It happened yesterday afternoon as I was driving the kids home after picking up N at school. They were all talking at once--OK so maybe they weren't all talking. Some were screaming instead. We were sitting in traffic for what seemed like forever. I thought my head might explode from all the noise around me. I was trying to think of what we needed at the grocery store. And wondering how my car gets so trashed so quickly. And when I might have a chance to get the oil changed. And trying to remember to nod every few seconds so that whoever was talking would
Waa waa...waa waa waaa...waa waa waa waaa...waa waa waa....

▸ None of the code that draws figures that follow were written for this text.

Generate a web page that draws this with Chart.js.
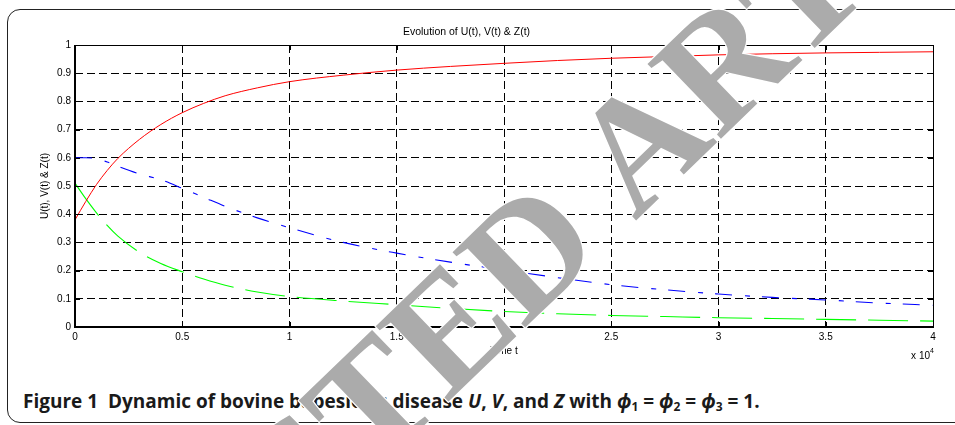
<!DOCTYPE html>
<html>
<head>
<meta charset="utf-8">
<script src="https://cdn.jsdelivr.net/npm/chart.js@4.4.1/dist/chart.umd.min.js"></script>
<style>
  html, body { margin: 0; padding: 0; background: #fff; }
  body { width: 955px; height: 425px; position: relative; overflow: hidden; }
  #box { position: absolute; left: 7px; top: 9px; width: 980px; height: 412px; border: 1px solid #222; border-radius: 13px; }
  #caption { position: absolute; left: 23px; top: 388px; font-family: "Open Sans", "Noto Sans", sans-serif; font-weight: bold; font-size: 19px; color: #1a1a1a; white-space: nowrap; }
  #caption sub { font-size: 12px; vertical-align: -3px; }
  #chart { position: absolute; left: 0; top: 0; }
</style>
</head>
<body>
<div id="box"></div>
<div id="caption">Figure 1&nbsp;&nbsp;Dynamic of bovine babesiosis disease <i>U</i>, <i>V</i>, and <i>Z</i> with <i>ϕ</i><sub>1</sub> = <i>ϕ</i><sub>2</sub> = <i>ϕ</i><sub>3</sub> = 1.</div>
<canvas id="chart" width="955" height="425"></canvas>
<script>
// time axis in units of 10^4
const tValues = [0, 0.05, 0.1, 0.15, 0.2, 0.3, 0.4, 0.5, 0.6, 0.7, 0.85, 1.0, 1.25, 1.5, 1.75, 2.0, 2.25, 2.5, 2.75, 3.0, 3.25, 3.5, 3.75, 4.0];
const uValues = [0.38, 0.445, 0.505, 0.555, 0.598, 0.665, 0.718, 0.76, 0.793, 0.82, 0.848, 0.87, 0.893, 0.911, 0.924, 0.935, 0.945, 0.953, 0.959, 0.965, 0.969, 0.972, 0.974, 0.976];
const vValues = [0.6, 0.6, 0.597, 0.585, 0.57, 0.543, 0.522, 0.492, 0.46, 0.428, 0.387, 0.352, 0.3, 0.262, 0.23, 0.202, 0.175, 0.15, 0.132, 0.117, 0.105, 0.096, 0.085, 0.077];
const zValues = [0.51, 0.455, 0.405, 0.36, 0.322, 0.265, 0.225, 0.196, 0.17, 0.148, 0.124, 0.108, 0.092, 0.079, 0.066, 0.055, 0.047, 0.041, 0.037, 0.033, 0.03, 0.027, 0.024, 0.021];

const xTickLabels = ["0", "0.5", "1", "1.5", "2", "2.5", "3", "3.5", "4"];
const yTickLabels = ["0", "0.1", "0.2", "0.3", "0.4", "0.5", "0.6", "0.7", "0.8", "0.9", "1"];

function points(ys) {
    return tValues.map((t, i) => ({ x: t, y: ys[i] }));
}

const axisFont = { family: "'Liberation Sans', Arial, sans-serif", size: 10 };

// box around the plot with matlab style inward ticks
const framePlugin = {
    id: "frame",
    afterDatasetsDraw(chart) {
        const ctx = chart.ctx;
        const { left, right, top, bottom } = chart.chartArea;
        const xs = chart.scales.x, ys = chart.scales.y;
        ctx.save();
        ctx.strokeStyle = "#000";
        ctx.lineWidth = 1;
        ctx.beginPath();
        ctx.moveTo(left, top + 0.5);
        ctx.lineTo(right + 0.5, top + 0.5);
        ctx.lineTo(right + 0.5, bottom);
        ctx.stroke();

        ctx.beginPath();
        xs.ticks.forEach(tk => {
            const px = Math.round(xs.getPixelForValue(tk.value)) + 0.5;
            ctx.moveTo(px, bottom); ctx.lineTo(px, bottom - 5);
            ctx.moveTo(px, top); ctx.lineTo(px, top + 5);
        });
        ys.ticks.forEach(tk => {
            const py = Math.round(ys.getPixelForValue(tk.value)) + 0.5;
            ctx.moveTo(left, py); ctx.lineTo(left + 5, py);
            ctx.moveTo(right, py); ctx.lineTo(right - 5, py);
        });
        ctx.stroke();

        ctx.lineWidth = 2;
        ctx.beginPath();
        ctx.moveTo(left, top);
        ctx.lineTo(left, bottom);
        ctx.lineTo(right + 1, bottom);
        ctx.stroke();
        ctx.restore();
    },
    afterDraw(chart) {
        const ctx = chart.ctx;
        const { right, bottom } = chart.chartArea;
        ctx.save();
        ctx.fillStyle = "#000";
        ctx.textAlign = "right";
        ctx.font = "7px 'Liberation Sans', Arial, sans-serif";
        ctx.fillText("4", right + 1, bottom + 26);
        ctx.font = "10px 'Liberation Sans', Arial, sans-serif";
        ctx.fillText("x 10", right - 3, bottom + 32);
        ctx.restore();
    }
};

// diagonal stamp over the whole figure
const stampPlugin = {
    id: "stamp",
    afterDraw(chart) {
        const ctx = chart.ctx;
        ctx.save();
        ctx.translate(640, 143);
        ctx.rotate(-44 * Math.PI / 180);
        ctx.font = "bold 160px 'Liberation Serif', 'Times New Roman', serif";
        ctx.fillStyle = "#ababab";
        ctx.strokeStyle = "#fff";
        ctx.lineWidth = 2.5;
        ctx.lineJoin = "round";
        ctx.textBaseline = "alphabetic";
        ctx.textAlign = "right";
        ctx.strokeText("RETRACTED ", -58, 53);
        ctx.fillText("RETRACTED ", -58, 53);
        ctx.textAlign = "left";
        ctx.strokeText("ARTICLE", -58, 53);
        ctx.fillText("ARTICLE", -58, 53);
        ctx.restore();
    }
};

new Chart(document.getElementById("chart"), {
    type: "line",
    data: {
        datasets: [{
            label: "U(t)",
            data: points(uValues),
            borderColor: "#ff0000",
            borderWidth: 1
        }, {
            label: "V(t)",
            data: points(vValues),
            borderColor: "#0000ff",
            borderWidth: 1.1,
            borderDash: [17, 13, 5, 12]
        }, {
            label: "Z(t)",
            data: points(zValues),
            borderColor: "#00ff00",
            borderWidth: 1.1,
            borderDash: [40, 12]
        }]
    },
    options: {
        responsive: false,
        animation: false,
        events: [],
        layout: { padding: { left: 0, right: 22, top: 0, bottom: 58 } },
        elements: {
            point: { radius: 0 },
            line: { cubicInterpolationMode: "monotone", fill: false }
        },
        plugins: {
            legend: { display: false },
            tooltip: { enabled: false },
            title: {
                display: true,
                text: "Evolution of U(t), V(t) & Z(t)",
                color: "#000",
                font: { family: axisFont.family, size: 10.5, weight: "normal" },
                padding: { top: 26, bottom: 6.4 }
            }
        },
        scales: {
            x: {
                type: "linear",
                min: 0,
                max: 4,
                ticks: {
                    stepSize: 0.5,
                    color: "#000",
                    font: axisFont,
                    padding: 4,
                    maxRotation: 0,
                    callback: (v, i) => xTickLabels[i]
                },
                grid: { color: "#000", lineWidth: 1, drawTicks: false },
                border: { display: false, dash: [8, 4] },
                title: {
                    display: true,
                    text: "Time t",
                    color: "#000",
                    font: axisFont,
                    padding: { top: 0, bottom: 10 }
                },
                afterFit(scale) { scale.height = 40; }
            },
            y: {
                min: 0,
                max: 1,
                ticks: {
                    stepSize: 0.1,
                    color: "#000",
                    font: axisFont,
                    padding: 4,
                    callback: (v, i) => yTickLabels[i]
                },
                grid: { color: "#000", lineWidth: 1, drawTicks: false },
                border: { display: false, dash: [8, 4] },
                title: {
                    display: true,
                    text: "U(t), V(t) & Z(t)",
                    color: "#000",
                    font: axisFont,
                    padding: { top: 39, bottom: 0 }
                },
                afterFit(scale) { scale.width = 75; }
            }
        }
    },
    plugins: [framePlugin, stampPlugin]
});
</script>
</body>
</html>
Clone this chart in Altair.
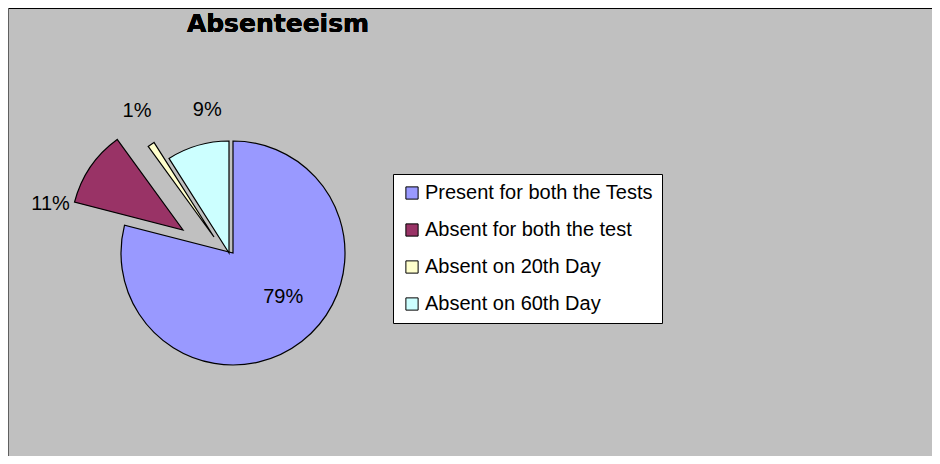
import altair as alt
import pandas as pd

# ---- data ----
categories = ["Present for both the Tests", "Absent for both the test",
              "Absent on 20th Day", "Absent on 60th Day"]
values = [79, 11, 1, 9]
labels = ["79%", "11%", "1%", "9%"]
title_text = "Absenteeism"

# ---- style ----
colors = ["#9999FF", "#993366", "#FFFFCC", "#CCFFFF"]
W, H = 924, 448
CX, CY, R = 225, 245, 112
explode = [(0, 0), (-50, -23), (-19, -16), (-4, 0)]      # pixel shift of each slice
label_radius = [67, 135, 148, 145]
label_shift = [-3.0, -6.4, 0.8, 2.1]                      # angle tweak in % units

df = pd.DataFrame({"order": list(range(len(categories))),
                   "category": categories, "value": values, "label": labels})

theta_scale = alt.Scale(domain=[0, 100], range=[0, 6.283185307179586])
color_scale = alt.Scale(domain=categories, range=colors)

base = (alt.Chart(df)
        .transform_window(end="sum(value)", sort=[alt.SortField("order")])
        .transform_calculate(start="datum.end - datum.value",
                             mid="(datum.end + datum.end - datum.value) / 2"))

layers = []
for i in range(len(categories)):
    dx, dy = explode[i]
    sl = base.transform_filter(alt.datum.order == i)
    legend = alt.Legend(title=None, orient="none", legendX=385, legendY=166,
                        symbolType="square", symbolSize=150,
                        symbolStrokeColor="black", symbolStrokeWidth=1,
                        labelFont="Liberation Sans", labelFontSize=20,
                        labelColor="black", labelOffset=3, rowPadding=17,
                        padding=9, fillColor="white", strokeColor="black",
                        labelLimit=400) if i == 0 else None
    arc = sl.mark_arc(stroke="black", strokeWidth=1.2).encode(
        theta=alt.Theta("start:Q", scale=theta_scale),
        theta2="end:Q",
        color=alt.Color("category:N", scale=color_scale, legend=legend,
                        sort=categories),
        x=alt.value(CX + dx), y=alt.value(CY + dy),
        radius=alt.value(R),
    )
    txt = sl.transform_calculate(lab=f"datum.mid + ({label_shift[i]})").mark_text(
        font="Liberation Sans", fontSize=20, color="black",
        align="center", baseline="middle").encode(
        theta=alt.Theta("lab:Q", scale=theta_scale, stack=False),
        radius=alt.value(label_radius[i]),
        x=alt.value(CX + dx), y=alt.value(CY + dy),
        text="label:N",
    )
    layers += [arc, txt]

title = alt.Chart(df).mark_text(
    font="DejaVu Sans", fontSize=25, fontWeight="bold", color="black",
    align="center", baseline="middle").encode(
    text=alt.value(title_text), x=alt.value(270), y=alt.value(16))

top_line = alt.Chart(df).mark_rule(color="black", strokeWidth=1.2).encode(
    x=alt.value(0), x2=alt.value(W), y=alt.value(0.5))
left_line = alt.Chart(df).mark_rule(color="#606060", strokeWidth=2).encode(
    x=alt.value(0), y=alt.value(0), y2=alt.value(H))

chart = alt.layer(*layers, title, top_line, left_line).properties(
    width=W, height=H,
    autosize=alt.AutoSizeParams(type="none"),
    padding=0,
    background="#C0C0C0",
).configure_view(stroke=None)

chart.save("out.html", embed_options={"renderer": "svg", "actions": False})
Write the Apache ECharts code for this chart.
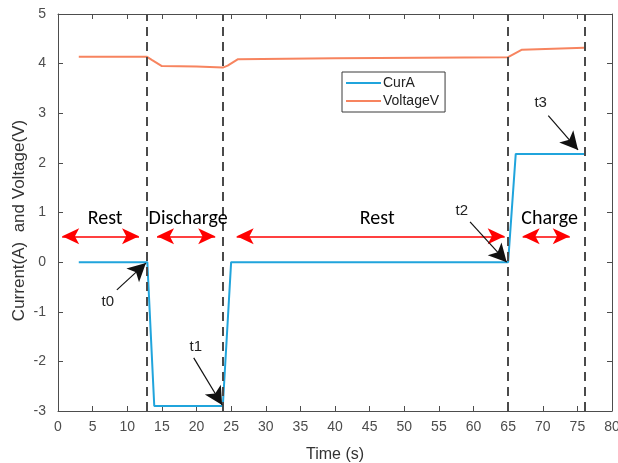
<!DOCTYPE html>
<html><head><meta charset="utf-8">
<script src="https://cdn.jsdelivr.net/npm/echarts@6/dist/echarts.min.js"></script>
<style>html,body{margin:0;padding:0;background:#fff}#c{width:618px;height:463px}</style>
</head><body><div id="c"></div>
<script>
// ---- data ----
const curX = [3, 12.9, 13.9, 23.8, 25, 65, 66.1, 76];
const curY = [0, 0, -2.9, -2.9, 0, 0, 2.18, 2.18];
const voltX = [3, 12.8, 13.6, 15, 20, 23.8, 24.5, 26, 40, 65, 67, 76];
const voltY = [4.14, 4.14, 4.07, 3.95, 3.94, 3.92, 3.96, 4.09, 4.11, 4.13, 4.28, 4.32];
const eventX = [12.8, 23.8, 65, 76];
const xTicks = [0, 80, 5];
const yTicks = [-3, 5, 1];
// phase annotations
const phaseNames = ['Rest', 'Discharge', 'Rest', 'Charge'];
const phaseStart = [0.6, 14.3, 25.8, 67.1];
const phaseEnd = [11.7, 22.7, 64.5, 73.9];
const phaseLabelX = [6.8, 18.8, 46.1, 71.0];
const phaseArrowY = 0.52;
const phaseLabelY = 0.87;
// time point annotations
const tNames = ['t0', 't1', 't2', 't3'];
const tLabelX = [7.2, 19.9, 58.3, 69.7];
const tLabelY = [-0.80, -1.71, 1.03, 3.21];
const tFromX = [8.5, 19.6, 59.5, 70.8];
const tFromY = [-0.56, -1.93, 0.81, 2.95];
const tToX = [12.7, 23.7, 64.8, 75.1];
const tToY = [-0.02, -2.88, 0.0, 2.26];

const axisColor = '#4d4d4d';
const font = 'Liberation Sans, Arial, sans-serif';

const redLines = phaseStart.map((s, i) => [
  {coord: [s, phaseArrowY]}, {coord: [phaseEnd[i], phaseArrowY]}
]);
const blackArrows = tNames.map((n, i) => [
  {coord: [tFromX[i], tFromY[i]]}, {coord: [tToX[i], tToY[i]]}
]);
const phaseLabels = phaseNames.map((n, i) => ({
  coord: [phaseLabelX[i], phaseLabelY], value: n
}));
const tLabels = tNames.map((n, i) => ({coord: [tLabelX[i], tLabelY[i]], value: n}));

const chart = echarts.init(document.getElementById('c'), null, {renderer: 'canvas'});
chart.setOption({
  animation: false,
  backgroundColor: '#fff',
  grid: {left: 58, right: 6, top: 14, bottom: 52, containLabel: false, outerBoundsMode: 'none'},
  legend: {
    orient: 'vertical', left: 342, top: 72, width: 104,
    padding: [4, 6, 4, 4], itemGap: 4,
    borderColor: '#3a3a3a', borderWidth: 1, backgroundColor: '#fff',
    itemWidth: 35, itemHeight: 12,
    textStyle: {fontSize: 14, color: '#222', fontFamily: font, padding: [0, 0, 0, -3]},
    data: [
      {name: 'CurA', icon: 'path://M0,5 L35,5 L35,7 L0,7 Z'},
      {name: 'VoltageV', icon: 'path://M0,5 L35,5 L35,7 L0,7 Z'}
    ]
  },
  xAxis: [{
    type: 'value', min: xTicks[0], max: xTicks[1], interval: xTicks[2],
    name: 'Time (s)', nameLocation: 'middle', nameGap: 36, nameMoveOverlap: false,
    nameTextStyle: {fontSize: 16, color: '#333', fontFamily: font},
    axisLine: {show: true, onZero: false, lineStyle: {color: axisColor, width: 1}},
    axisTick: {show: true, inside: true, length: 5, lineStyle: {color: axisColor}},
    axisLabel: {fontSize: 14, color: axisColor, fontFamily: font, margin: 9},
    splitLine: {show: false}
  }, {
    type: 'value', position: 'top', min: xTicks[0], max: xTicks[1], interval: xTicks[2],
    axisLine: {show: true, onZero: false, lineStyle: {color: axisColor, width: 1}},
    axisTick: {show: true, inside: true, length: 5, lineStyle: {color: axisColor}},
    axisLabel: {show: false}, splitLine: {show: false}
  }],
  yAxis: [{
    type: 'value', min: yTicks[0], max: yTicks[1], interval: yTicks[2],
    name: 'Current(A)  and Voltage(V)', nameLocation: 'middle', nameGap: 30, nameMoveOverlap: false,
    nameTextStyle: {fontSize: 17, color: '#333', fontFamily: font, padding: [0, 16, 0, 0]},
    axisLine: {show: true, onZero: false, lineStyle: {color: axisColor, width: 1}},
    axisTick: {show: true, inside: true, length: 5, lineStyle: {color: axisColor}},
    axisLabel: {fontSize: 14, color: axisColor, fontFamily: font, margin: 12},
    splitLine: {show: false}
  }, {
    type: 'value', position: 'right', min: yTicks[0], max: yTicks[1], interval: yTicks[2],
    axisLine: {show: true, onZero: false, lineStyle: {color: axisColor, width: 1}},
    axisTick: {show: true, inside: true, length: 5, lineStyle: {color: axisColor}},
    axisLabel: {show: false}, splitLine: {show: false}
  }],
  series: [{
    name: 'CurA', type: 'line', showSymbol: false, symbol: 'none',
    color: '#20a4dc',
    lineStyle: {width: 2, color: '#20a4dc'},
    data: curX.map((x, i) => [x, curY[i]]),
    z: 3,
    markLine: {
      silent: true, animation: false,
      symbol: 'none', label: {show: false},
      lineStyle: {color: '#4a4a4a', width: 2, type: [9, 6]},
      data: eventX.map(x => ({xAxis: x}))
    }
  }, {
    name: 'VoltageV', type: 'line', showSymbol: false, symbol: 'none',
    color: '#f7845f',
    lineStyle: {width: 2, color: '#f7845f'},
    data: voltX.map((x, i) => [x, voltY[i]]),
    z: 3
  }, {
    name: 'phases', type: 'line', data: [], z: 5,
    markLine: {
      silent: true, animation: false,
      symbol: ['arrow', 'arrow'], symbolSize: [12, 17],
      label: {show: false},
      lineStyle: {color: '#ff0000', width: 1.5, type: 'solid'},
      itemStyle: {color: '#ff0000'},
      data: redLines
    },
    markPoint: {
      silent: true, animation: false,
      symbol: 'circle', symbolSize: 1,
      itemStyle: {color: 'rgba(0,0,0,0)'},
      label: {show: true, position: 'inside', fontSize: 20, color: '#000',
              fontFamily: 'Carlito, Noto Sans, Open Sans, sans-serif',
              formatter: p => p.value},
      data: phaseLabels
    }
  }, {
    name: 'times', type: 'line', data: [], z: 6,
    markLine: {
      silent: true, animation: false,
      symbol: ['none', 'arrow'], symbolSize: [14, 18],
      label: {show: false},
      lineStyle: {color: '#111', width: 1.2, type: 'solid'},
      itemStyle: {color: '#000'},
      data: blackArrows
    },
    markPoint: {
      silent: true, animation: false,
      symbol: 'circle', symbolSize: 1,
      itemStyle: {color: 'rgba(0,0,0,0)'},
      label: {show: true, position: 'inside', fontSize: 15, color: '#222',
              fontFamily: font, formatter: p => p.value},
      data: tLabels
    }
  }]
});
</script></body></html>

Suddenly, I wasn't in the car anymore. I was somewhere else. I'd like to tell you that I imagined myself in a beach chair on a tropical island, sipping a very large, very strong drink with an umbrella in it, but that would be a lie. The truth is, I saw myself sitting in a corner, my knees tucked up to my chest, rocking back and forth as I banged my head against the wall.
Rocking and banging. Banging and rocking. As the noise continued around me.
Waa waa...waa waa waaa...waa waa waa waaa...waa waa waa
Eventually the car in front of us moved, and I was forced to leave my moment in the corner. But it made me realize something, that moment.
I liked it there.
Once we got home and snacks were doled out, I retreated to the laundry room. I hate doing laundry. And yet, I love doing laundry. The laundry room is often the only place in my house where no one follows me, and that's only because there's still a baby gate at the top of the stairs which lead to the laundry room. Jimmy keeps asking why we still have that gate. He threatens to get rid of it. A few times, he has even gotten it as far as the back door. But then I see him, and I tell him that I'm worried that O will fall down the stairs. He looks at me funny, and tells me that O is almost three.
And then I give him the look. The look that says I let you get rid of the high chair, and the pack and play, and even the adorable teddy bear mobile that I had a ridiculous emotional attachment to, but get rid of that baby gate, and one of us will be sleeping on the couch until our children are in college.
So, you know, he puts the gate back.
Even though it's broken, and if you look closely, you will see that it's usually hanging on by just one, increasingly loose eight-year-old drywall bolt. But the kids don't know this. They just know that it's a gate, and that it's hard to open. So they don't try. And the one who can open it knows that if she finds me when I'm in the laundry room, I will give her laundry to fold.
So she stays away.
Smart girl.
There is, of course, always laundry to be done, so while I may occasionally use the laundry room as an escape from something, I am really just escaping into piles of clothes, and baskets of socks, and stacks of towels. Sometimes, with all those piles, and baskets, and stacks, it seems that the laundry room isn't much of an escape at all.
Rather, it's an exercise in futility. Wash laundry. Dry laundry. Fold laundry. Wash more laundry. Dry more laundry. Fold more laundry. Wash some of the clothes that I just washed yesterday. Dry the same clothes. Fold the same clothes.
Let's not even talk about putting them away, because frequently, that just doesn't happen.
It's my retreat. And yet, it most certainly is not a retreat.
Except that it is.
Because, yesterday, as I piled more towels on top of the already ridiculously high pile of towels, it dawned on me.
Finally, after fifteen years of marriage, and eight years of motherhood, and three children, I have discovered the secret to maternal fulfillment.
If the piles are big enough, no one can find you.